==== Data extract ====
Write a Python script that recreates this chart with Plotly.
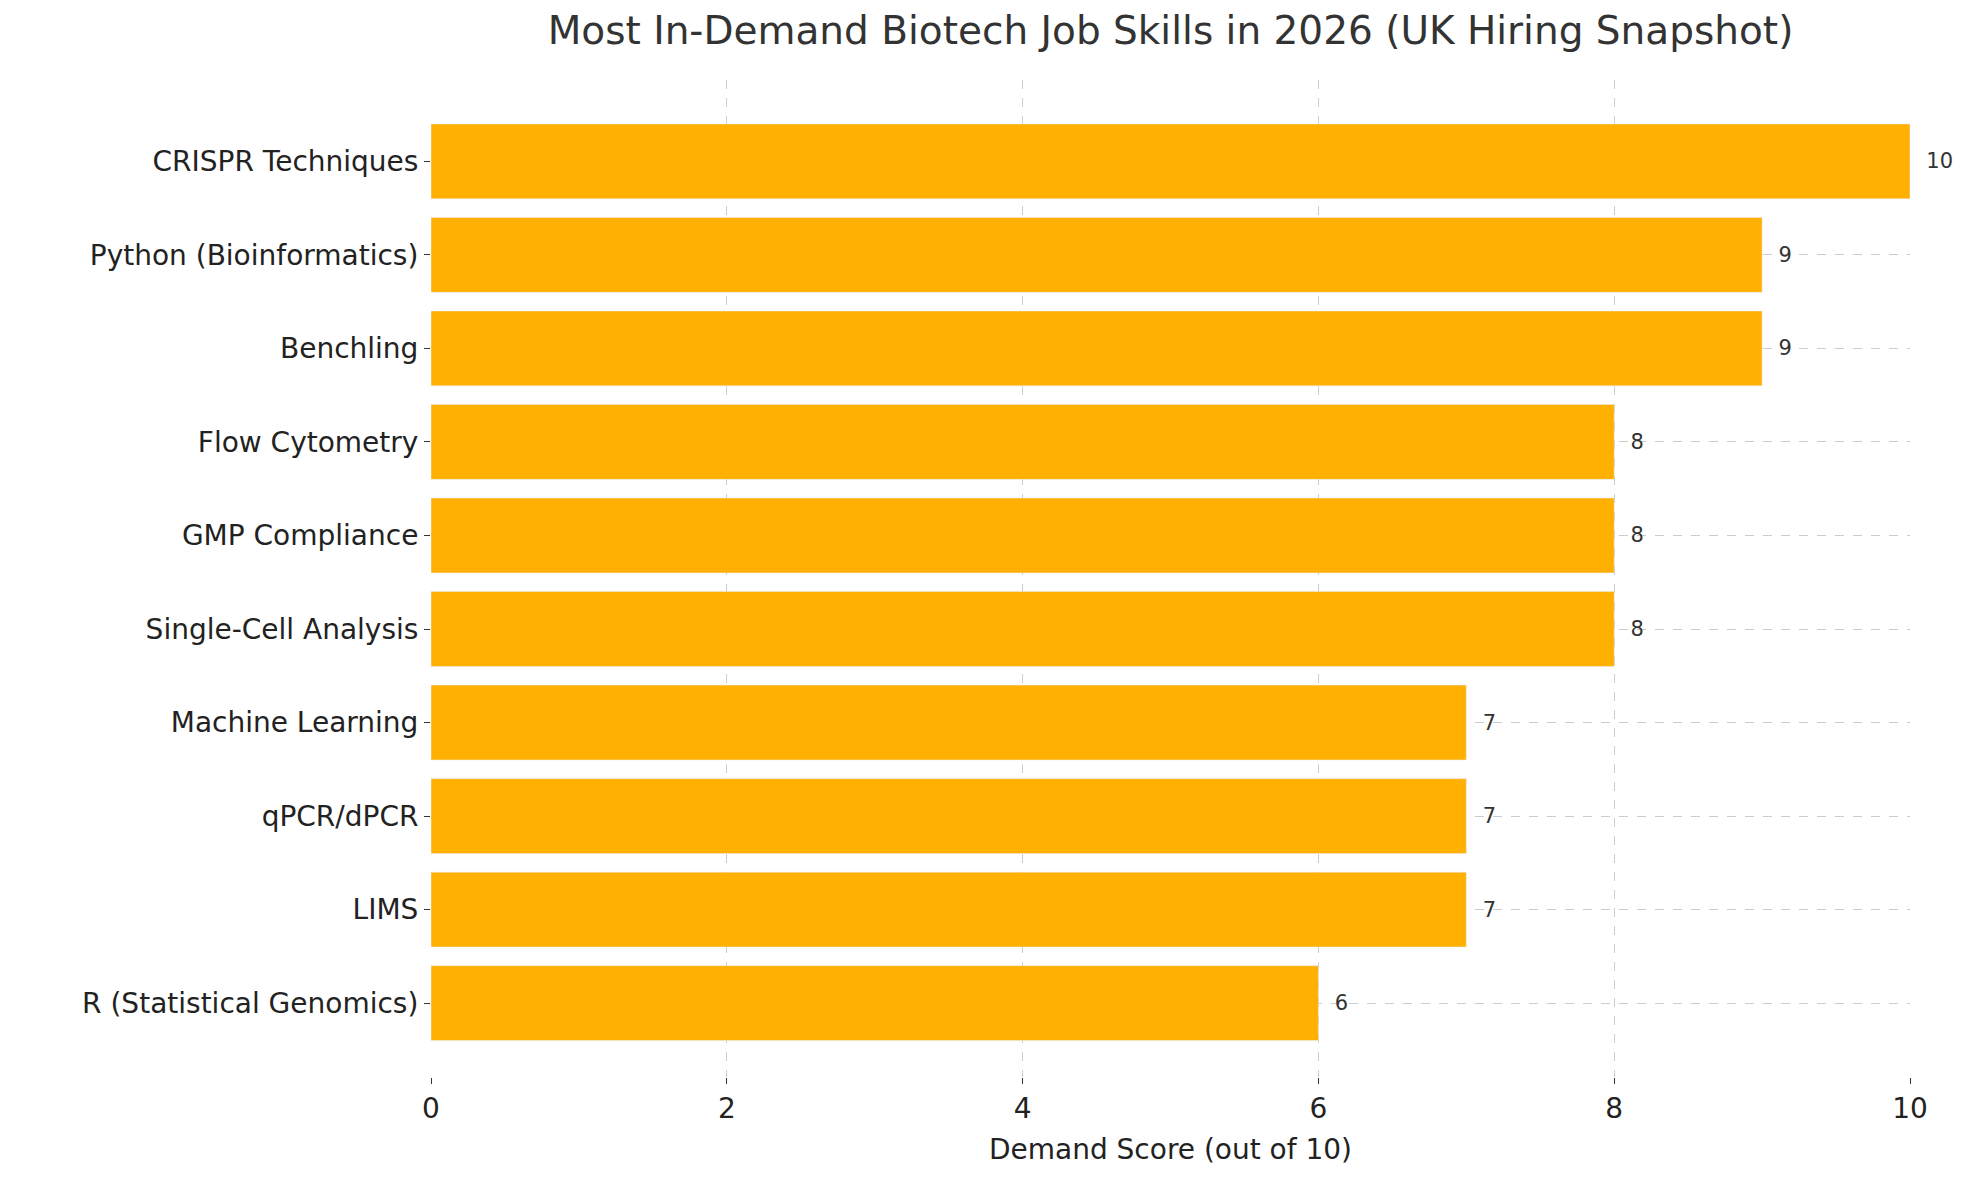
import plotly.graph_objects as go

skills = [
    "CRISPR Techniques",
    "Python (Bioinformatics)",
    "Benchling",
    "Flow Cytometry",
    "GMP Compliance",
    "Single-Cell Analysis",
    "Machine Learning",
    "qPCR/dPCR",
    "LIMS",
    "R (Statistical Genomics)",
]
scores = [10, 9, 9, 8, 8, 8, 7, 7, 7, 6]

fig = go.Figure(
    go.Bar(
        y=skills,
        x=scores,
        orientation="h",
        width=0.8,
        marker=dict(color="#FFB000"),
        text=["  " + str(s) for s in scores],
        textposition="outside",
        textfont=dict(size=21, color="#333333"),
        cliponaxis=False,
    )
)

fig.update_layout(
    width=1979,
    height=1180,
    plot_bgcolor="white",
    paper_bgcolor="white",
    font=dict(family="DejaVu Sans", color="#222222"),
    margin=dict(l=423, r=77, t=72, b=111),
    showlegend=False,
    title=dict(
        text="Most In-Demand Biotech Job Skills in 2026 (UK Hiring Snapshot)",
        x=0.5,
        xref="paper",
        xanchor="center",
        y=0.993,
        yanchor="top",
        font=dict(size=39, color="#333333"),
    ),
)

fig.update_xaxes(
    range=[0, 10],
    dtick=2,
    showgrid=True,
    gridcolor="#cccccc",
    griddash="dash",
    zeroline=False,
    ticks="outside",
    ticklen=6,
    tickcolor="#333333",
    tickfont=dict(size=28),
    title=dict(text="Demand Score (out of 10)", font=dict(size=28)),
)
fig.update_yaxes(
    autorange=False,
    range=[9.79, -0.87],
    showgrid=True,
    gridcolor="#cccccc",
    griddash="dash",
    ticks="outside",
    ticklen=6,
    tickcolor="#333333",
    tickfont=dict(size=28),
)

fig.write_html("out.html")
====
__Work instructions__: Transcribe the opening line of the listing above, please, and every line after it through the line with "scores = [10, 9, 9, 8, 8, 8, 7, 7, 7, 6]", word for word, without pictures.

__Final result__:
Write a Python script that recreates this chart with Plotly.
import plotly.graph_objects as go

skills = [
    "CRISPR Techniques",
    "Python (Bioinformatics)",
    "Benchling",
    "Flow Cytometry",
    "GMP Compliance",
    "Single-Cell Analysis",
    "Machine Learning",
    "qPCR/dPCR",
    "LIMS",
    "R (Statistical Genomics)",
]
scores = [10, 9, 9, 8, 8, 8, 7, 7, 7, 6]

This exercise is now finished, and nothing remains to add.